The traditional family holiday may have evolved over the years, but new UK research indicates multi-generational travel is still as popular as ever

27 November, 2018

The traditional family holiday may have evolved over the years, but new research indicates multi-generational travel is still as popular as ever. In a recent survey conducted by group booking site, 83% of respondents agreed these holidays were an enjoyable experience - with over 75% suggesting they plan to do it again in the future.


  • New research from indicates multi-generational travel is still as popular as ever;
  • The findings on multi-generation travel shows 38% of respondents holiday in the UK and 62% abroad;
  • The most popular length of holiday is seven days, with people spending on average £200-£500 per person;
  • The Top UK travel destinations were Cornwall, Devon and Wales, while the most popular overseas destinations were Spain, France and Turkey.
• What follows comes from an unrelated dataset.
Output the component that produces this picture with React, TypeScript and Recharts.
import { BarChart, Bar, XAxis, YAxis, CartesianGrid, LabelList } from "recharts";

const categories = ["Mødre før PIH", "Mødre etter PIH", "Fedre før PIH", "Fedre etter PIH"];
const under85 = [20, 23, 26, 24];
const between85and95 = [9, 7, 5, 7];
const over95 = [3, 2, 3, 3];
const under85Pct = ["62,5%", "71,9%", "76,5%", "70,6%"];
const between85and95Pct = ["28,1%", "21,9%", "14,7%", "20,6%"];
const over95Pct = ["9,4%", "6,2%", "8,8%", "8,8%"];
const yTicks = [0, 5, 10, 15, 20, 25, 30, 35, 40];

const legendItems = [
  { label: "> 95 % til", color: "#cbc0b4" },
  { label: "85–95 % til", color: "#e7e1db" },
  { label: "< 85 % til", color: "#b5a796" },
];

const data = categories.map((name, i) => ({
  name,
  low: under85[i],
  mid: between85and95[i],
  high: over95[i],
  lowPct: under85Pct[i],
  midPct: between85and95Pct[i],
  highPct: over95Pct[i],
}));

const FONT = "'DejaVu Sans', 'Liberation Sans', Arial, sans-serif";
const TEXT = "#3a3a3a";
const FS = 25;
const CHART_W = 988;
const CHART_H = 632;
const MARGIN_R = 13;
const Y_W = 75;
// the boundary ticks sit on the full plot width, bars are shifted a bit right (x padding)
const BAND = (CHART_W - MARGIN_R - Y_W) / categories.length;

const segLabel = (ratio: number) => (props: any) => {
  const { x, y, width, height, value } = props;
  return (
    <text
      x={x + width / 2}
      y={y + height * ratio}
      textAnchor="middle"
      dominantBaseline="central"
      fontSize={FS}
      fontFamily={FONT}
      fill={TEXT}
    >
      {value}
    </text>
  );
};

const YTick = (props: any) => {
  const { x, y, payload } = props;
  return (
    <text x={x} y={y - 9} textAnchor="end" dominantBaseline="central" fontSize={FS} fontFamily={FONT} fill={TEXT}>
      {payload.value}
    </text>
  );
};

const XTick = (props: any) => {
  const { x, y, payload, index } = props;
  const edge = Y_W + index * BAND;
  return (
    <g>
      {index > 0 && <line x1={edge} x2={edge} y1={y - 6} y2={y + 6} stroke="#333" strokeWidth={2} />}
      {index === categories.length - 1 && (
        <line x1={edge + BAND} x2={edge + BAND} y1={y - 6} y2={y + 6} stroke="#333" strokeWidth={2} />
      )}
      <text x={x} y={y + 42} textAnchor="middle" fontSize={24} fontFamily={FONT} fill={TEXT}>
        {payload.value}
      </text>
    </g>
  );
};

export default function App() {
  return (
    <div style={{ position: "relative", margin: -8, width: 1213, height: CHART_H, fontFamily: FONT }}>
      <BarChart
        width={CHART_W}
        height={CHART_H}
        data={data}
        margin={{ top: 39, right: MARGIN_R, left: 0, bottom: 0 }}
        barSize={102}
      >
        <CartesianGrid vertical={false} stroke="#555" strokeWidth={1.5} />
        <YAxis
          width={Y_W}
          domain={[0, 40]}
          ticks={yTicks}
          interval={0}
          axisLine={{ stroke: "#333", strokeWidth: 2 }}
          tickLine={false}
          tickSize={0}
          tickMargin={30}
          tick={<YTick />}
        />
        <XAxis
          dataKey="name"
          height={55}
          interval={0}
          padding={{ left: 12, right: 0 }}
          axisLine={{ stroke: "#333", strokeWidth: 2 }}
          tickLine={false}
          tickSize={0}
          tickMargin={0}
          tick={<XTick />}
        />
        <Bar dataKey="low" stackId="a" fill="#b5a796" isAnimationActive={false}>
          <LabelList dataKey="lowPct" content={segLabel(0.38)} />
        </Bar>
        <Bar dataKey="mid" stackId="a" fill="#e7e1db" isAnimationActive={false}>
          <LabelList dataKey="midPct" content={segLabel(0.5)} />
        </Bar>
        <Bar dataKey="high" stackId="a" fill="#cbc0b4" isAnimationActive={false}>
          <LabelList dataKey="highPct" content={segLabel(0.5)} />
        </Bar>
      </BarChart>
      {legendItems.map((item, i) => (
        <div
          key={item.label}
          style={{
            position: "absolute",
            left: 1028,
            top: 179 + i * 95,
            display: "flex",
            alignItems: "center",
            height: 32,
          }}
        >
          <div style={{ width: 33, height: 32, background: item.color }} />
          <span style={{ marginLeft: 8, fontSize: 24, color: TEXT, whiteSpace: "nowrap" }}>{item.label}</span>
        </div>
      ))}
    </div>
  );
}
The 'Generations on the Move' survey was conducted in Aug-2018, when 670 respondents were asked for their experiences and preferences relating to multi-generational travel. Their definition of multi-generational travel is a leisure trip involving at least three generations of the same family.
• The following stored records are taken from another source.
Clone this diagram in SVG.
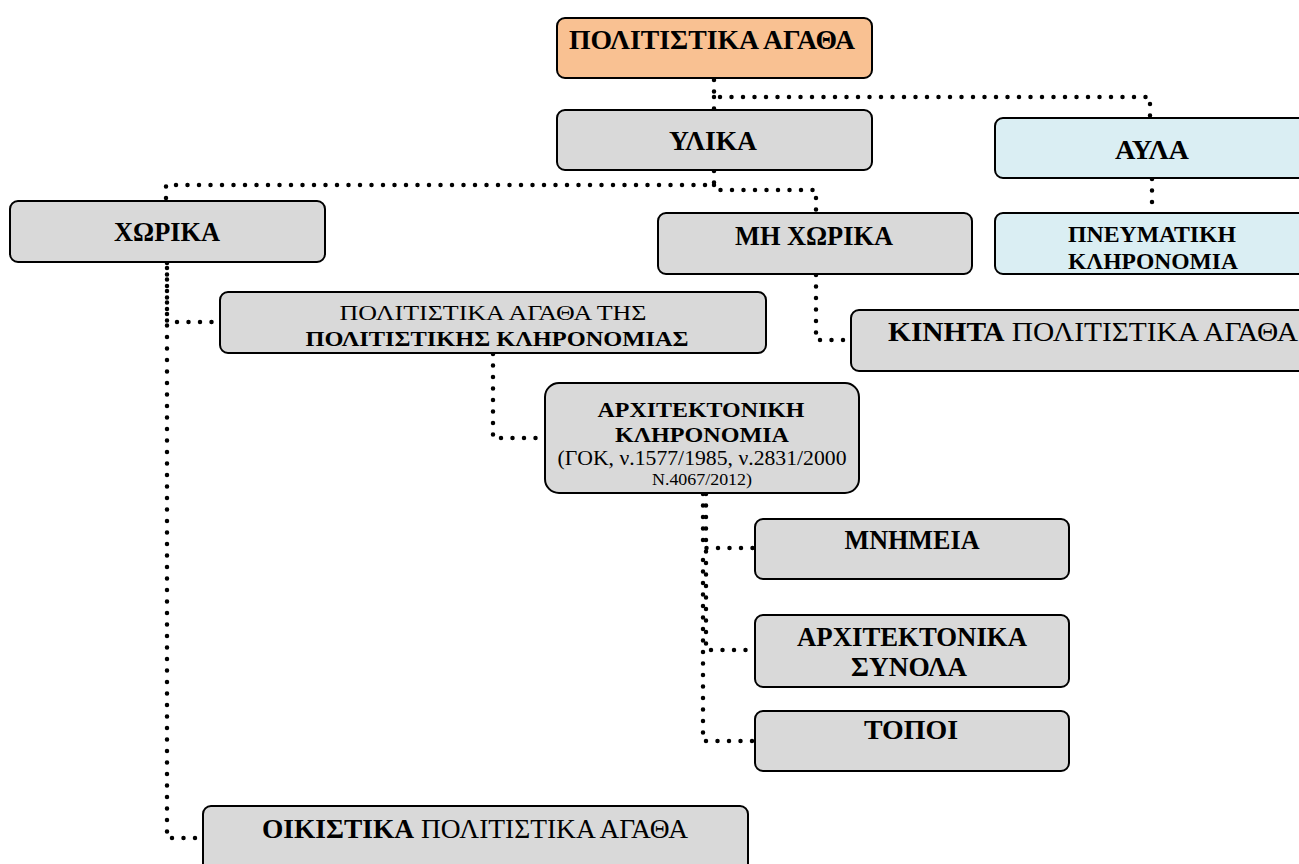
<svg xmlns="http://www.w3.org/2000/svg" width="1299" height="864" viewBox="0 0 1299 864">
<style>
.n{stroke:#000;stroke-width:2}
.g{fill:#D9D9D9}
.o{fill:#F9C192}
.b{fill:#DAEEF3}
text{font-family:"Liberation Serif","Times New Roman",serif;fill:#000;text-anchor:middle}
.bd{font-weight:bold}
.c{fill:none;stroke:#000;stroke-width:4.5;stroke-linecap:round;stroke-dasharray:0 11.5}
</style>
<rect width="1299" height="864" fill="#fff"/>
<g id="connectors">
<path class="c" d="M714 80 V97 H1150 V118"/>
<path class="c" d="M714 97 V110"/>
<path class="c" d="M714 171 V185 H166 V201"/>
<path class="c" d="M714 185 V190 H816 V213"/>
<path class="c" d="M1152 179 V213"/>
<path class="c" d="M167 263 V322 H220"/>
<path class="c" d="M167 268 V838 H203"/>
<path class="c" d="M816 275 V340 H851"/>
<path class="c" d="M493 354 V438 H545"/>
<path class="c" d="M703 494 V548 H755"/>
<path class="c" d="M706 494 V650 H755"/>
<path class="c" d="M703 560 V741 H755"/>
</g>
<g id="root"><rect class="n o" x="557" y="18" width="315" height="60" rx="8"/><text class="bd" x="712" y="49" font-size="27" textLength="286" lengthAdjust="spacingAndGlyphs">ΠΟΛΙΤΙΣΤΙΚΑ ΑΓΑΘΑ</text></g>
<g id="ylika"><rect class="n g" x="557" y="110" width="315" height="60" rx="8"/><text class="bd" x="713" y="150" font-size="27" textLength="88" lengthAdjust="spacingAndGlyphs">ΥΛΙΚΑ</text></g>
<g id="ayla"><rect class="n b" x="995" y="118" width="320" height="60" rx="8"/><text class="bd" x="1152" y="159" font-size="27" textLength="74" lengthAdjust="spacingAndGlyphs">ΑΥΛΑ</text></g>
<g id="xorika"><rect class="n g" x="10" y="201" width="315" height="61" rx="8"/><text class="bd" x="167" y="241" font-size="27" textLength="106" lengthAdjust="spacingAndGlyphs">ΧΩΡΙΚΑ</text></g>
<g id="mi-xorika"><rect class="n g" x="658" y="213" width="314" height="61" rx="8"/><text class="bd" x="814" y="245" font-size="27" textLength="158" lengthAdjust="spacingAndGlyphs">ΜΗ ΧΩΡΙΚΑ</text></g>
<g id="pnevmatiki"><rect class="n b" x="995" y="213" width="320" height="61" rx="8"/><text class="bd" x="1152" y="242" font-size="23" textLength="168" lengthAdjust="spacingAndGlyphs">ΠΝΕΥΜΑΤΙΚΗ</text><text class="bd" x="1153" y="269" font-size="23" textLength="170" lengthAdjust="spacingAndGlyphs">ΚΛΗΡΟΝΟΜΙΑ</text></g>
<g id="politistiki-klironomia"><rect class="n g" x="220" y="292" width="546" height="61" rx="8"/><text x="493" y="320" font-size="22" textLength="307" lengthAdjust="spacingAndGlyphs">ΠΟΛΙΤΙΣΤΙΚΑ ΑΓΑΘΑ ΤΗΣ</text><text class="bd" x="497" y="346" font-size="22" textLength="383" lengthAdjust="spacingAndGlyphs">ΠΟΛΙΤΙΣΤΙΚΗΣ ΚΛΗΡΟΝΟΜΙΑΣ</text></g>
<g id="kinita"><rect class="n g" x="851" y="310" width="470" height="61" rx="8"/><text x="888" y="341" font-size="27" style="text-anchor:start" textLength="410" lengthAdjust="spacingAndGlyphs"><tspan class="bd">ΚΙΝΗΤΑ</tspan> ΠΟΛΙΤΙΣΤΙΚΑ ΑΓΑΘΑ</text></g>
<g id="architektoniki"><rect class="n g" x="545" y="383" width="314" height="110" rx="14"/><text class="bd" x="701" y="417" font-size="22" textLength="207" lengthAdjust="spacingAndGlyphs">ΑΡΧΙΤΕΚΤΟΝΙΚΗ</text><text class="bd" x="702" y="442" font-size="22" textLength="174" lengthAdjust="spacingAndGlyphs">ΚΛΗΡΟΝΟΜΙΑ</text><text font-size="20" x="702" y="465" textLength="289" lengthAdjust="spacingAndGlyphs">(ΓΟΚ, ν.1577/1985, ν.2831/2000</text><text font-size="17" x="702" y="485" textLength="100" lengthAdjust="spacingAndGlyphs">Ν.4067/2012)</text></g>
<g id="mnimeia"><rect class="n g" x="755" y="519" width="314" height="60" rx="8"/><text class="bd" x="912" y="549" font-size="27" textLength="135" lengthAdjust="spacingAndGlyphs">ΜΝΗΜΕΙΑ</text></g>
<g id="synola"><rect class="n g" x="755" y="615" width="314" height="72" rx="8"/><text class="bd" x="912" y="646" font-size="27" textLength="230" lengthAdjust="spacingAndGlyphs">ΑΡΧΙΤΕΚΤΟΝΙΚΑ</text><text class="bd" x="909" y="676" font-size="27" textLength="116" lengthAdjust="spacingAndGlyphs">ΣΥΝΟΛΑ</text></g>
<g id="topoi"><rect class="n g" x="755" y="711" width="314" height="60" rx="8"/><text class="bd" x="911" y="739" font-size="27" textLength="94" lengthAdjust="spacingAndGlyphs">ΤΟΠΟΙ</text></g>
<g id="oikistika"><rect class="n g" x="203" y="806" width="545" height="70" rx="8"/><text x="262" y="838" font-size="27" style="text-anchor:start" textLength="426" lengthAdjust="spacingAndGlyphs"><tspan class="bd">ΟΙΚΙΣΤΙΚΑ</tspan> ΠΟΛΙΤΙΣΤΙΚΑ ΑΓΑΘΑ</text></g>
</svg>
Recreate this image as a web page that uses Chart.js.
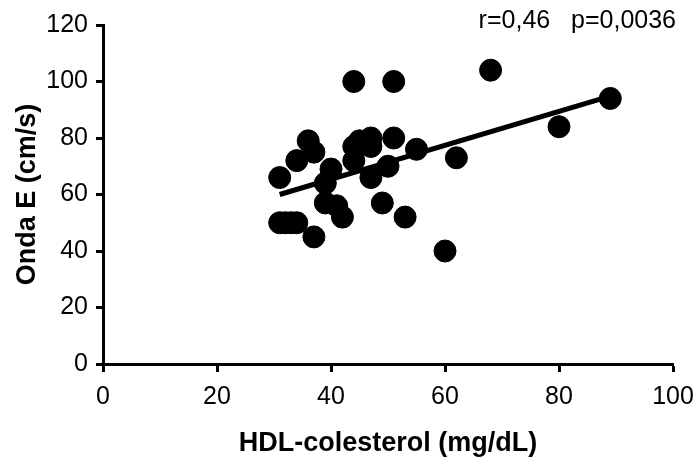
<!DOCTYPE html>
<html>
<head>
<meta charset="utf-8">
<script src="https://cdn.jsdelivr.net/npm/chart.js@4"></script>
<style>
html, body { margin: 0; padding: 0; background: #fff; }
</style>
</head>
<body>
<canvas id="hdl_chart" width="695" height="462"></canvas>
<script>
// HDL-colesterol (mg/dL) vs Onda E (cm/s)
var hdl   = [31, 31, 32, 33, 34, 34, 36, 37, 37, 39, 40, 39, 41, 42, 44, 45, 44, 44, 47, 47, 47, 50, 51, 51, 49, 53, 55, 60, 62, 68, 80, 89];
var ondaE = [66, 50, 50, 50, 50, 72, 79, 75, 45, 64, 69, 57, 56, 52, 100, 79, 77, 72, 80, 66, 77, 70, 80, 100, 57, 52, 76, 40, 73, 104, 84, 94];

// regression line ends
var fitX = [31, 89];
var fitY = [60, 94.8];

var xTicks = [0, 20, 40, 60, 80, 100];
var yTicks = [0, 20, 40, 60, 80, 100, 120];
var statsText = 'r=0,46   p=0,0036';

var font = 'Liberation Sans, Arial, Helvetica, sans-serif';

var points = [];
for (var i = 0; i < hdl.length; i++) {
  points.push({x: hdl[i], y: ondaE[i]});
}
var fit = [];
for (var j = 0; j < fitX.length; j++) {
  fit.push({x: fitX[j], y: fitY[j]});
}

var statsLabel = {
  id: 'statsLabel',
  afterDraw: function(chart) {
    var ctx = chart.ctx;
    ctx.save();
    ctx.font = '25px ' + font;
    ctx.fillStyle = '#000';
    ctx.textAlign = 'right';
    ctx.textBaseline = 'alphabetic';
    ctx.fillText(statsText, 676, 28);
    ctx.restore();
  }
};

var ctx = document.getElementById('hdl_chart').getContext('2d');
var scatter = new Chart(ctx, {
  type: 'scatter',
  data: {
    datasets: [{
      label: 'Pacientes',
      data: points,
      backgroundColor: '#000',
      borderColor: '#000',
      pointRadius: 11,
      pointBorderWidth: 1,
      pointStyle: 'circle',
      clip: false
    }, {
      label: 'Regressao',
      type: 'line',
      data: fit,
      borderColor: '#000',
      borderWidth: 5,
      pointRadius: 0,
      fill: false,
      clip: false
    }]
  },
  options: {
    responsive: false,
    animation: false,
    layout: {
      padding: {top: 25, right: 22, left: 0, bottom: 0}
    },
    plugins: {
      legend: {display: false},
      tooltip: {enabled: false},
      title: {display: false}
    },
    scales: {
      x: {
        type: 'linear',
        min: 0,
        max: 100,
        afterBuildTicks: function(scale) {
          scale.ticks = xTicks.map(function(v) { return {value: v}; });
        },
        afterFit: function(scale) {
          scale.height = 98;
          scale.paddingRight = 0;
          scale.paddingLeft = 0;
        },
        border: {display: true, color: '#000', width: 3},
        grid: {drawOnChartArea: false, drawTicks: true, tickLength: 8, tickWidth: 3, tickColor: '#000', color: '#000'},
        ticks: {color: '#000', padding: 10, font: {family: font, size: 25}, maxRotation: 0},
        title: {display: true, text: 'HDL-colesterol (mg/dL)', color: '#000', padding: {top: 14, bottom: 2}, font: {family: font, size: 27, weight: 'bold'}}
      },
      y: {
        type: 'linear',
        min: 0,
        max: 120,
        afterBuildTicks: function(scale) {
          scale.ticks = yTicks.map(function(v) { return {value: v}; });
        },
        afterFit: function(scale) {
          scale.width = 103;
          scale.paddingTop = 0;
          scale.paddingBottom = 0;
        },
        border: {display: true, color: '#000', width: 3},
        grid: {drawOnChartArea: false, drawTicks: true, tickLength: 7, tickWidth: 3, tickColor: '#000', color: '#000'},
        ticks: {color: '#000', padding: 8, font: {family: font, size: 25}},
        title: {display: true, text: 'Onda E (cm/s)', color: '#000', padding: {top: 11, bottom: 4}, font: {family: font, size: 27, weight: 'bold'}}
      }
    }
  },
  plugins: [statsLabel]
});
</script>
</body>
</html>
Most of the respondents had taken at least two multi-generational trips in the past three years, with 5% have enjoyed six or more family breaks. Nearly seven in ten respondents said their multi-generational trips usually took place outside of the UK. Spain was the most popular foreign destination, accounting for 43% of all European travel. Closer to home, the South West of England was home to almost a third of all UK visits. Unsurprisingly, Europe dominated the international travel, ahead of Asia & Middle East and then the Americas.

The generations were broadly split between holiday homes and hotels, although baby boomers were the exception - with almost half of those surveyed in this group expressing a clear preference for private holiday rentals.

In addition, the survey also revealed the majority of holidays (67%) were at least a week in duration and cost less than £500 per person (56%). Affordability, weather and ease of travel were the most important factors influencing the choice of destination.

For short-breaks of between one and three days, more stays were taken in the UK (68%), by car (50%) and using hotel accommodation (68%). For longer trips of 15 days or more almost a third (31%) stayed in private accommodation belonging to a family member or friend and the majority (86%) were to destinations outside of Europe.

Interestingly, social media was ranked among the lowest ranking factors influencing choice of destination, yet more than one in ten (15%) respondents actually ranked social media as the factor that influenced them most when choosing a destination. It is no surprise to learn that this group skewed to a younger age dynamic - Generation Z (19%), Millennials (17%), Generation X (13%) and Baby Boomers (10%).

When asked to describe multi-generational travel in their own words, a plurality remarked it was special family time for them. "You get to appreciate all aspects of what a holiday means to someone, no matter the age," one respondent commented. "It makes you see things differently." Almost half of those surveyed are already planning a trip for 2019, with almost 60% responding that spending time with loved ones was the most important factor in their decision.

However, it seems the younger you are, the more negative you tend to feel about these types of holidays - 23% of Generation Z respondents and 21% of Millennials agreed or strongly agreed to the statement it was 'something I dread' versus just 6% of baby boomers.

The age gap is also apparent when you consider juggling the wants and needs of the group (Generation Z: 66%; Millennials: 60%; Generation X: 48% and Baby Boomers: 31%) and also juggling different budgets within the group (Generation Z: 53%; Millennials: 53%; Generation X: 42% and Baby Boomers: 32%)

But, less than one quarter (23%) indicated they would prefer a holiday with their friends over family, although a generational gap is apparent. Just one in ten baby boomers said this was the case, contrasting with 35% of Generation Z respondents.